:: INPUT MATERIAL ::
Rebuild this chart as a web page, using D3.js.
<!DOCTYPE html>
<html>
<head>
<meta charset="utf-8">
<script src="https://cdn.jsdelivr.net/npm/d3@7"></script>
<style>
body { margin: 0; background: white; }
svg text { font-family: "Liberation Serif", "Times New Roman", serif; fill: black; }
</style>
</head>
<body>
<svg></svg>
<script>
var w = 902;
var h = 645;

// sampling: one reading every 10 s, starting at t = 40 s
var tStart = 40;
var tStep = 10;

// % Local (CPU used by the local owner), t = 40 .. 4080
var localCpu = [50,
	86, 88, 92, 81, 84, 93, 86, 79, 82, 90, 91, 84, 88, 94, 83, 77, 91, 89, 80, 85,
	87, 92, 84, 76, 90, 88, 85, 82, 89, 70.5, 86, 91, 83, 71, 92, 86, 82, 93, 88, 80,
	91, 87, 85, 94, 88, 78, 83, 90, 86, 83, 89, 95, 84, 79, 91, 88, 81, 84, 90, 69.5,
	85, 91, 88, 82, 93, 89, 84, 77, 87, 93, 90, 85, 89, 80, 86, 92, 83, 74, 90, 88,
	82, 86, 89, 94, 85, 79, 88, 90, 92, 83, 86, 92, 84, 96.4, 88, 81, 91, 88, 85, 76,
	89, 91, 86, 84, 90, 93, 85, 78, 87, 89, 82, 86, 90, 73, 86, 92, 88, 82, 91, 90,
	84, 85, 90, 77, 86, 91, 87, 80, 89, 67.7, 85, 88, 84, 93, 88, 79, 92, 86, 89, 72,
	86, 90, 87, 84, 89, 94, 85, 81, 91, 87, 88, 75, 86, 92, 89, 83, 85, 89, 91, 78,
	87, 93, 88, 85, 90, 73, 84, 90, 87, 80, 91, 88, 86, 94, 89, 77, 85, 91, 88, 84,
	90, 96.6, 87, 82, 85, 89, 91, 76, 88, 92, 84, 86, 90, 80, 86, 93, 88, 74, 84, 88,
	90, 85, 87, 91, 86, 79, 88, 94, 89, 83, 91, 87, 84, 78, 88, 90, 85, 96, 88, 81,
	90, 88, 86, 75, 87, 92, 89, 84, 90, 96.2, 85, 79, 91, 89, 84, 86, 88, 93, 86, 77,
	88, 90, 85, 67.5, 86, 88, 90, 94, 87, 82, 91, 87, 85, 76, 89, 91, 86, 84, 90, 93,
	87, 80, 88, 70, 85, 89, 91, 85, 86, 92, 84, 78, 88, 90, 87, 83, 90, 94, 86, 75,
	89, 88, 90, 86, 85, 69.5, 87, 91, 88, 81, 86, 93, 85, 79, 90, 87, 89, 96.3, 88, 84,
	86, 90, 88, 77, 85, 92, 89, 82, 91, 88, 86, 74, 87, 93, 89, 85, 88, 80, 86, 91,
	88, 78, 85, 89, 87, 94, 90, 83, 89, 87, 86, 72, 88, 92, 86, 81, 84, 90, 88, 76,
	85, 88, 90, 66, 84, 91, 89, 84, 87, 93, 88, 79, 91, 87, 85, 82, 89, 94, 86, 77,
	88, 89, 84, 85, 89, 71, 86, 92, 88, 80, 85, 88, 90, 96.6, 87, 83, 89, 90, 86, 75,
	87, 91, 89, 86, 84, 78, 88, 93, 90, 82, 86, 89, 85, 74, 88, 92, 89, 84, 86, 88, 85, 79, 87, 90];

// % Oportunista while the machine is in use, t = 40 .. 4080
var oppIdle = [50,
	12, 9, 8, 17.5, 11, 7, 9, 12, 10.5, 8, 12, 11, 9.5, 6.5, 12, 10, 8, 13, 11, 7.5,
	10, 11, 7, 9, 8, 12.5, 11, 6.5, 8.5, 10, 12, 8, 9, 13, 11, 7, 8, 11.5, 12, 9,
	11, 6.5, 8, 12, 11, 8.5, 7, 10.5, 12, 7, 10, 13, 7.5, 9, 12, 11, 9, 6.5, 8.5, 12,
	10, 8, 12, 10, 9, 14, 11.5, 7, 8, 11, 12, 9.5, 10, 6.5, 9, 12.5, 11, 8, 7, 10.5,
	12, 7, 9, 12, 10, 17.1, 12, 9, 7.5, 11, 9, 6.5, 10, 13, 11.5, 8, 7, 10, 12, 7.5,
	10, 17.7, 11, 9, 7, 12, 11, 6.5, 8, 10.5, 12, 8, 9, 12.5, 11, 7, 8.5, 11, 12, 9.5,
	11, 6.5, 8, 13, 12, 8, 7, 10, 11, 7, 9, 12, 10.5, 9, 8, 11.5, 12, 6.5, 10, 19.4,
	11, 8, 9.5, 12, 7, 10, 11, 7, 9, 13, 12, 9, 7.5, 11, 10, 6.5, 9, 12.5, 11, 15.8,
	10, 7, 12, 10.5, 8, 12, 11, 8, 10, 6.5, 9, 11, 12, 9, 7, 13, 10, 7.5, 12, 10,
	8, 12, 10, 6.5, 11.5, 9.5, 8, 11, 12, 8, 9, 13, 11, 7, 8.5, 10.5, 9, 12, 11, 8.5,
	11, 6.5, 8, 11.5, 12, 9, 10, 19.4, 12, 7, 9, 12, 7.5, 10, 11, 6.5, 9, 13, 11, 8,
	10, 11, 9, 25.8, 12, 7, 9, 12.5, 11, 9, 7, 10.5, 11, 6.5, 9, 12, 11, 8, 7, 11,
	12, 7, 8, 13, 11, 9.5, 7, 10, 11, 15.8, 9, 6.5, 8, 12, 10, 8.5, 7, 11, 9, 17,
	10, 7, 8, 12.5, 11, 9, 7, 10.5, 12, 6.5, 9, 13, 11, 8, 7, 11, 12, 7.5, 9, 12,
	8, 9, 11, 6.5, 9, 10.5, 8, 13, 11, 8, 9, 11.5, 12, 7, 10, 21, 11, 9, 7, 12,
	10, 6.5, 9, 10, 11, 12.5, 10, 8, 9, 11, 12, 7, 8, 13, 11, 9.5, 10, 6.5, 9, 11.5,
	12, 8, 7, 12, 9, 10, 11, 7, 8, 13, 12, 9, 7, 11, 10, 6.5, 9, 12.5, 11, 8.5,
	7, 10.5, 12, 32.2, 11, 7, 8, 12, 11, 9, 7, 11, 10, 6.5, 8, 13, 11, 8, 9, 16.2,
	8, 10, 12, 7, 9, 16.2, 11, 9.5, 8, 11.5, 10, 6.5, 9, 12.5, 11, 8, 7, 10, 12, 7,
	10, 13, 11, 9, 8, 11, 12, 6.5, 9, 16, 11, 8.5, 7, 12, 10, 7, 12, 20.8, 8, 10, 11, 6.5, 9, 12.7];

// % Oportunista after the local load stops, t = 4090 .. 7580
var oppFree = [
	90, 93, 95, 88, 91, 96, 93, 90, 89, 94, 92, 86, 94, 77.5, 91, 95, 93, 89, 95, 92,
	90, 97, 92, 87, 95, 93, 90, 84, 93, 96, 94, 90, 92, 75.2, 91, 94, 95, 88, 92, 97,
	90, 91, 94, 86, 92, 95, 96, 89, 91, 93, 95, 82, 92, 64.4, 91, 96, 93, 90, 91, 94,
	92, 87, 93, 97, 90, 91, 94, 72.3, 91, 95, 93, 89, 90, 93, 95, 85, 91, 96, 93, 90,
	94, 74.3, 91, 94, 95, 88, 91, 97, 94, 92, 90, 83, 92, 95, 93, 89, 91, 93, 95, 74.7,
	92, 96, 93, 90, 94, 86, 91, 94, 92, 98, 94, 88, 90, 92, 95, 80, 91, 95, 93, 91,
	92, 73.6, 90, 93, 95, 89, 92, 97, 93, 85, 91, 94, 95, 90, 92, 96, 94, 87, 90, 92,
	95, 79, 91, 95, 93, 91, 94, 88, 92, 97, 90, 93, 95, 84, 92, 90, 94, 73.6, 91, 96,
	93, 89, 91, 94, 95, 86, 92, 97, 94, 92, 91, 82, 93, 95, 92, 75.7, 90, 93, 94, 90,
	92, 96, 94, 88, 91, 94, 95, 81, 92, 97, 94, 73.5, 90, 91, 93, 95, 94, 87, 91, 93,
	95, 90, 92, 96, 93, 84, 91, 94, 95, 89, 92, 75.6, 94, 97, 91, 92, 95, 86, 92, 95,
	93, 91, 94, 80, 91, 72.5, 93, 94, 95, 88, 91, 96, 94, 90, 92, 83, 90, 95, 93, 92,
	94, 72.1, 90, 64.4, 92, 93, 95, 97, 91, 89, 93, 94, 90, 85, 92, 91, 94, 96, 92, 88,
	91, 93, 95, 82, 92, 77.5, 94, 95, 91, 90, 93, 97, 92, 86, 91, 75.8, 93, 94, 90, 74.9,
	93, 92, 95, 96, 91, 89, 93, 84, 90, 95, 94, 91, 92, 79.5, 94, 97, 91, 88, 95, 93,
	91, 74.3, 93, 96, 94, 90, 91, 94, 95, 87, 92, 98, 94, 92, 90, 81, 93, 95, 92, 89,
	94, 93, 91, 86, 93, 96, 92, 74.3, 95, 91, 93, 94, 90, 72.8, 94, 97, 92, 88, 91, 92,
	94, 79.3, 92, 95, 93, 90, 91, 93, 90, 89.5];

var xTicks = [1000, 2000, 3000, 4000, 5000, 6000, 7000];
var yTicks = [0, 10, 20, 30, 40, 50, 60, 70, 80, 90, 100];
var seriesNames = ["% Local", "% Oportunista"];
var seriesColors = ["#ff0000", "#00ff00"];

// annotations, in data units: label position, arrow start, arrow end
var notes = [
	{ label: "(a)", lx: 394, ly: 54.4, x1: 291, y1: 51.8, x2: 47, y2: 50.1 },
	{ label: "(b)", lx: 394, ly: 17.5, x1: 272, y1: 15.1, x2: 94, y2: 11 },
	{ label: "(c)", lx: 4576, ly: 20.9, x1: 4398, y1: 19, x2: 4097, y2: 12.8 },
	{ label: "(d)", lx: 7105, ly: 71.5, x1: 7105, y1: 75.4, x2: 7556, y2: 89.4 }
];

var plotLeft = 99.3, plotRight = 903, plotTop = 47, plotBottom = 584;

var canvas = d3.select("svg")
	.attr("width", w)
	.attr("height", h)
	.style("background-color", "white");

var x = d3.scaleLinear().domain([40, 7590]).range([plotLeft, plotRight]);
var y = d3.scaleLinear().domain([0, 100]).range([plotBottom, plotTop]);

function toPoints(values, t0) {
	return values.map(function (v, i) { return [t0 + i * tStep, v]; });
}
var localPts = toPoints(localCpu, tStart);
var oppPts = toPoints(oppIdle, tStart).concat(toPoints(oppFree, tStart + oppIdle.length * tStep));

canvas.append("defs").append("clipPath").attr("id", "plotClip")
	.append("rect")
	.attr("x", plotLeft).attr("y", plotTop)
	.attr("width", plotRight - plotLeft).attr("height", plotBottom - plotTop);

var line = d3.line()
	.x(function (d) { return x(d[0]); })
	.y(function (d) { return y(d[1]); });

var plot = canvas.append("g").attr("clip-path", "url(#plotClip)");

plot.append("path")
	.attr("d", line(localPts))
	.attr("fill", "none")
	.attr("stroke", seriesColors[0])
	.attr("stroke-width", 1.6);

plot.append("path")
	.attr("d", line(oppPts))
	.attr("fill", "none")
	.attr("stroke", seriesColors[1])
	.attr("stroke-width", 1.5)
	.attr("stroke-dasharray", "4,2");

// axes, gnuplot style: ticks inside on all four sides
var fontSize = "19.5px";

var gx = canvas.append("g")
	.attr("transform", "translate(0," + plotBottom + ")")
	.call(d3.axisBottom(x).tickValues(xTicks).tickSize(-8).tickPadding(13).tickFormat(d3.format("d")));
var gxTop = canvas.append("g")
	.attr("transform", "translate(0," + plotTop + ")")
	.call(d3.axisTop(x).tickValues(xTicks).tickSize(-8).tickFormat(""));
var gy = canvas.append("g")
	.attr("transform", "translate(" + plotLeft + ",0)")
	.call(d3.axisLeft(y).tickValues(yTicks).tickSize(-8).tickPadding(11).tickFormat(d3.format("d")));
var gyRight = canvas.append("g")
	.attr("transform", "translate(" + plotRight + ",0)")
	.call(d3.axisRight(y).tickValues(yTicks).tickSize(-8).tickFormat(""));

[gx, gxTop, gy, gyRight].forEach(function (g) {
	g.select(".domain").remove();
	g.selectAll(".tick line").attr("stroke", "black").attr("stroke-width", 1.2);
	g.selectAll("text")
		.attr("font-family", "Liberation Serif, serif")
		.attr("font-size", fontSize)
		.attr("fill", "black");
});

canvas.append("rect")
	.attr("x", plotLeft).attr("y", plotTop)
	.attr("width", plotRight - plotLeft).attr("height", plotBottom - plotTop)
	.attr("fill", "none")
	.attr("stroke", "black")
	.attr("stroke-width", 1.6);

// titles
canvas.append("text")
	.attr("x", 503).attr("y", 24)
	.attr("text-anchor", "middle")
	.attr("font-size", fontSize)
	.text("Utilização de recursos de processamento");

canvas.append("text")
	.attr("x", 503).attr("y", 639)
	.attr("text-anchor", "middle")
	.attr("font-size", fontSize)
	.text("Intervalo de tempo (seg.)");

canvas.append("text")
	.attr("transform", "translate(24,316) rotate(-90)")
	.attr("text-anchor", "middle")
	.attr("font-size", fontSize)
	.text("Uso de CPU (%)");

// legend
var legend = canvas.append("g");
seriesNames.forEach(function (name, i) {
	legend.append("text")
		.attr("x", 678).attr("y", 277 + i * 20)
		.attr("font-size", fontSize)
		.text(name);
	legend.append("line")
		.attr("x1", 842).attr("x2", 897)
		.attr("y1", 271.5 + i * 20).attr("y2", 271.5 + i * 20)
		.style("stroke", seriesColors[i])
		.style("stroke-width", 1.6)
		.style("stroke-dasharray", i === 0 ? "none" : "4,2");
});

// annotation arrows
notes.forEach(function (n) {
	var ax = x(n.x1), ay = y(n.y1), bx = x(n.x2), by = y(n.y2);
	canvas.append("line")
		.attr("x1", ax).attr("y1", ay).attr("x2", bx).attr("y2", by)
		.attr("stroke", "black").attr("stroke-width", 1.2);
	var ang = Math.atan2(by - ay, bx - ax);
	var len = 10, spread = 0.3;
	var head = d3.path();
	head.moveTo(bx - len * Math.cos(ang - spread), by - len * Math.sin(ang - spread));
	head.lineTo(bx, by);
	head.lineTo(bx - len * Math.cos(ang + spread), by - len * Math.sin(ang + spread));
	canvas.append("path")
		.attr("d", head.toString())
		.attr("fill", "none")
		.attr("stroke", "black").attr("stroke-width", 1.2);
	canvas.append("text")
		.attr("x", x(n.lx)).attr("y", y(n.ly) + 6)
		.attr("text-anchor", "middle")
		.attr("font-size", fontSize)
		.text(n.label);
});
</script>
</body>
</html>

--

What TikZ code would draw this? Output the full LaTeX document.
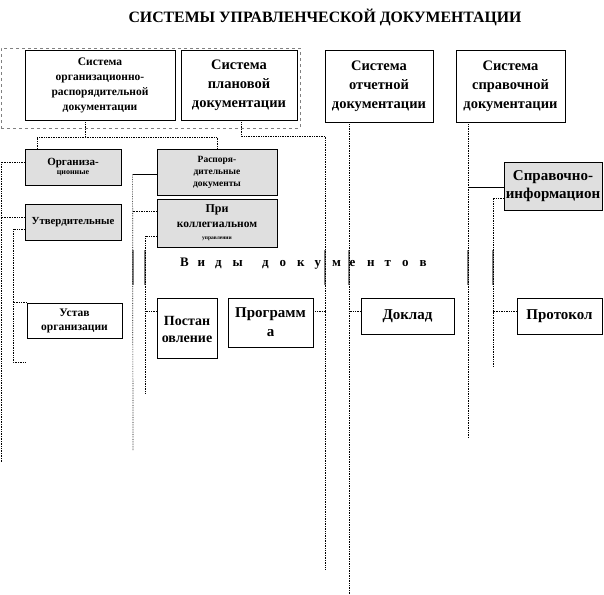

---

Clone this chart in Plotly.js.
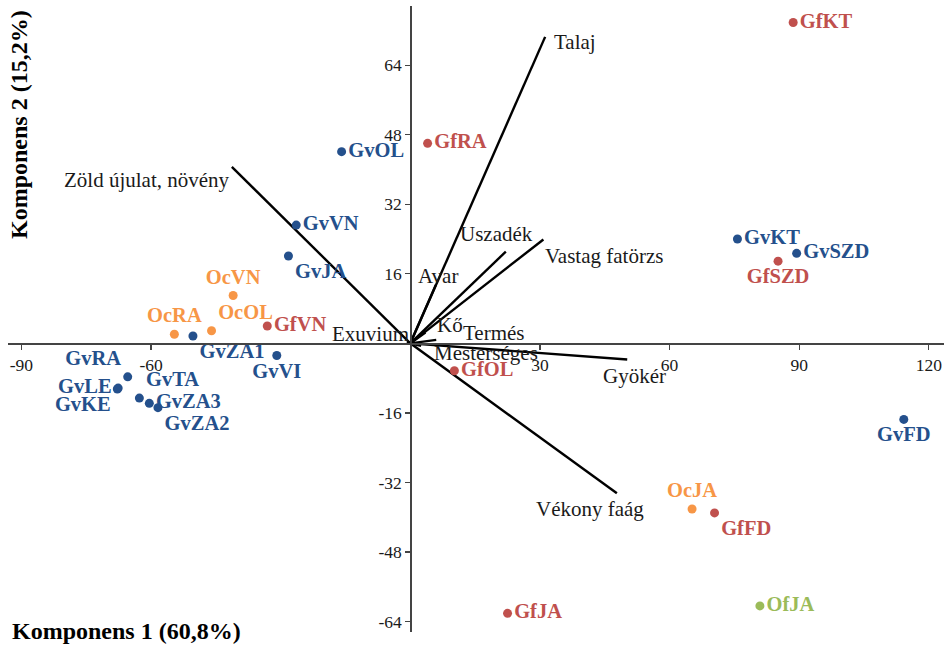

:: WRITTEN EXERCISE ::
Point out every line holding the string "this" and copy it.

:: OUTPUT OF THE TASK ::
Rebuild this chart as a web page, using D3.js.
What TikZ code would draw this? Output the full LaTeX document.
Clone this chart in Plotly.js.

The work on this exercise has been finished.